Hybrid multi-tenant cache management for virtualized ISP networks

In recent years, Internet Service Providers (ISPs) have started to deploy Telco Content Delivery Networks (Telco CDNs) to reduce the pressure on their network resources. The deployment of Telco CDNs results in reduced ISP bandwidth utilization and improved service quality by bringing the content closer to the end-users. Furthermore, virtualization of storage and networking resources can open up new business models by enabling the ISP to simultaneously lease its Telco CDN infrastructure to multiple third parties. Previous work has shown that multi-tenant proactive resource allocation and content placement can significantly reduce the load on the ISP network.
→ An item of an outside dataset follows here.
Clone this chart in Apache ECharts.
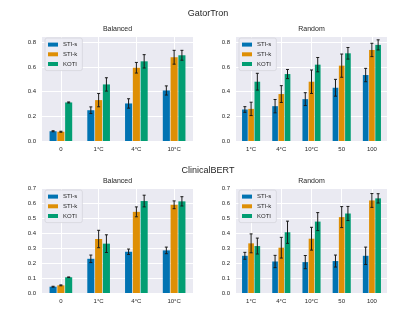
<!DOCTYPE html>
<html><head><meta charset="utf-8">
<script src="https://cdn.jsdelivr.net/npm/echarts@6/dist/echarts.min.js"></script>
<style>html,body{margin:0;padding:0;background:#fff}#c{width:415px;height:332px}</style>
</head><body><div id="c"></div>
<script>
const seriesNames = ['STI-s', 'STI-k', 'KOTI'];
const balancedCats = ['0', '1°C', '4°C', '10°C'];
const randomCats = ['1°C', '4°C', '10°C', '50', '100'];

// GatorTron - Balanced
const gtBalSTIs = [0.079, 0.249, 0.304, 0.409];
const gtBalSTIsErr = [0.004, 0.027, 0.038, 0.037];
const gtBalSTIk = [0.075, 0.331, 0.593, 0.678];
const gtBalSTIkErr = [0.004, 0.054, 0.043, 0.056];
const gtBalKOTI = [0.312, 0.458, 0.645, 0.694];
const gtBalKOTIErr = [0.004, 0.054, 0.054, 0.040];
// GatorTron - Random
const gtRandSTIs = [0.255, 0.282, 0.339, 0.431, 0.534];
const gtRandSTIsErr = [0.023, 0.054, 0.052, 0.068, 0.054];
const gtRandSTIk = [0.260, 0.380, 0.480, 0.610, 0.737];
const gtRandSTIkErr = [0.054, 0.068, 0.095, 0.094, 0.054];
const gtRandKOTI = [0.480, 0.542, 0.618, 0.710, 0.778];
const gtRandKOTIErr = [0.068, 0.037, 0.058, 0.047, 0.041];
// ClinicalBERT - Balanced
const cbBalSTIs = [0.042, 0.228, 0.275, 0.284];
const cbBalSTIsErr = [0.003, 0.025, 0.018, 0.022];
const cbBalSTIk = [0.051, 0.360, 0.541, 0.588];
const cbBalSTIkErr = [0.003, 0.058, 0.033, 0.026];
const cbBalKOTI = [0.105, 0.329, 0.613, 0.611];
const cbBalKOTIErr = [0.002, 0.059, 0.039, 0.031];
// ClinicalBERT - Random
const cbRandSTIs = [0.248, 0.210, 0.206, 0.213, 0.248];
const cbRandSTIsErr = [0.023, 0.041, 0.044, 0.040, 0.058];
const cbRandSTIk = [0.331, 0.302, 0.362, 0.506, 0.617];
const cbRandSTIkErr = [0.063, 0.069, 0.076, 0.070, 0.046];
const cbRandKOTI = [0.313, 0.405, 0.476, 0.530, 0.631];
const cbRandKOTIErr = [0.053, 0.074, 0.060, 0.047, 0.031];

const colors = ['#0173B2', '#DE8F05', '#029E73'];
const FONT = 'Liberation Sans, Arial, sans-serif';
const TXT = '#262626';

const panels = [
  { cats: balancedCats, vals: [gtBalSTIs, gtBalSTIk, gtBalKOTI], errs: [gtBalSTIsErr, gtBalSTIkErr, gtBalKOTIErr], max: 0.85, interval: 0.2, left: 42, top: 36, title: 'Balanced' },
  { cats: randomCats, vals: [gtRandSTIs, gtRandSTIk, gtRandKOTI], errs: [gtRandSTIsErr, gtRandSTIkErr, gtRandKOTIErr], max: 0.85, interval: 0.2, left: 236, top: 36, title: 'Random' },
  { cats: balancedCats, vals: [cbBalSTIs, cbBalSTIk, cbBalKOTI], errs: [cbBalSTIsErr, cbBalSTIkErr, cbBalKOTIErr], max: 0.7, interval: 0.1, left: 42, top: 188, title: 'Balanced' },
  { cats: randomCats, vals: [cbRandSTIs, cbRandSTIk, cbRandKOTI], errs: [cbRandSTIsErr, cbRandSTIkErr, cbRandKOTIErr], max: 0.7, interval: 0.1, left: 236, top: 188, title: 'Random' }
];
const GW = 151, GH = 105;

const grid = [], xAxis = [], yAxis = [], series = [], legend = [], title = [];
title.push({ text: 'GatorTron', left: 208, top: 9, padding: 0, textAlign: 'center', textStyle: { fontFamily: FONT, fontSize: 9, fontWeight: 'normal', color: TXT } });
title.push({ text: 'ClinicalBERT', left: 208, top: 166, padding: 0, textAlign: 'center', textStyle: { fontFamily: FONT, fontSize: 9, fontWeight: 'normal', color: TXT } });

panels.forEach((p, gi) => {
  grid.push({ left: p.left, top: p.top, width: GW, height: GH, show: true, backgroundColor: '#EAEAF2', borderWidth: 0, containLabel: false });
  title.push({ text: p.title, left: p.left + GW / 2, top: p.top - 10, padding: 0, textAlign: 'center', textStyle: { fontFamily: FONT, fontSize: 7, fontWeight: 'normal', color: TXT } });
  xAxis.push({
    type: 'category', gridIndex: gi, data: p.cats,
    axisLine: { show: false }, axisTick: { show: false, alignWithLabel: true },
    axisLabel: { fontFamily: FONT, fontSize: 6, color: TXT, margin: 5 },
    splitLine: { show: true, alignWithLabel: true, lineStyle: { color: '#ffffff', width: 1 } }
  });
  yAxis.push({
    type: 'value', gridIndex: gi, min: 0, max: p.max, interval: p.interval,
    axisLine: { show: false }, axisTick: { show: false },
    axisLabel: { fontFamily: FONT, fontSize: 6, color: TXT, margin: 6, showMaxLabel: p.max === 0.7, formatter: v => v.toFixed(1) },
    splitLine: { show: true, lineStyle: { color: '#ffffff', width: 1 } }
  });
  for (let k = 0; k < 3; k++) {
    series.push({
      type: 'bar', name: seriesNames[k], xAxisIndex: gi, yAxisIndex: gi,
      data: p.vals[k], barCategoryGap: '40%', barGap: '10%',
      itemStyle: { color: colors[k] }, z: 2
    });
  }
  for (let k = 0; k < 3; k++) {
    const d = p.vals[k].map((v, i) => [i, v, p.errs[k][i]]);
    series.push({
      type: 'custom', name: seriesNames[k] + ' err', xAxisIndex: gi, yAxisIndex: gi,
      data: d, z: 10, silent: true,
      renderItem: (params, api) => {
        const i = api.value(0), v = api.value(1), e = api.value(2);
        const bw = api.size([1, 0])[0];
        const w = bw * 0.6 / 3.2;
        const off = (k - 1) * w * 1.1;
        const top = api.coord([i, v + e]);
        const bot = api.coord([i, v - e]);
        const x = top[0] + off;
        const cap = 1.5;
        const st = { stroke: '#1a1a1a', lineWidth: 1 };
        return { type: 'group', children: [
          { type: 'line', shape: { x1: x, y1: top[1], x2: x, y2: bot[1] }, style: st },
          { type: 'line', shape: { x1: x - cap, y1: top[1], x2: x + cap, y2: top[1] }, style: st },
          { type: 'line', shape: { x1: x - cap, y1: bot[1], x2: x + cap, y2: bot[1] }, style: st }
        ] };
      }
    });
  }
  legend.push({
    data: seriesNames, orient: 'vertical', left: p.left + 3, top: p.top + 2,
    itemWidth: 10, itemHeight: 4, itemGap: 2.5, icon: 'rect',
    padding: [3, 5, 3, 3],
    backgroundColor: 'rgba(236,236,244,0.9)', borderColor: '#d4d4dc', borderWidth: 0.8, borderRadius: 2,
    textStyle: { fontFamily: FONT, fontSize: 6, color: TXT, lineHeight: 7.2 }
  });
});

const chart = echarts.init(document.getElementById('c'), null, { renderer: 'canvas' });
chart.setOption({ animation: false, backgroundColor: '#ffffff', title, grid, xAxis, yAxis, series, legend });
</script></body></html>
However, the performance of this approach strongly depends on the prediction accuracy for future content requests. In this paper, a hybrid cache management approach is proposed where proactive content placement and traditional reactive caching strategies are combined. In this way, content placement and server selection can be optimized across tenants and users, based on predicted content popularity and the geographical distribution of requests, while simultaneously providing reactivity to unexpected changes in the request pattern. Based on a Video-on-Demand (VoD) production request trace, it is shown that the total hit ratio can be increased by 43% while using 5% less bandwidth compared to the traditional Least Recently Used (LRU) caching strategy. Furthermore, the proposed approach requires 39% less migration overhead compared to the proactive placement approach we previously proposed in Claeys et al. (2014b) and achieves a hit ratio increase of 19% and bandwidth usage reduction of 7% in the evaluated VoD scenarios and topology.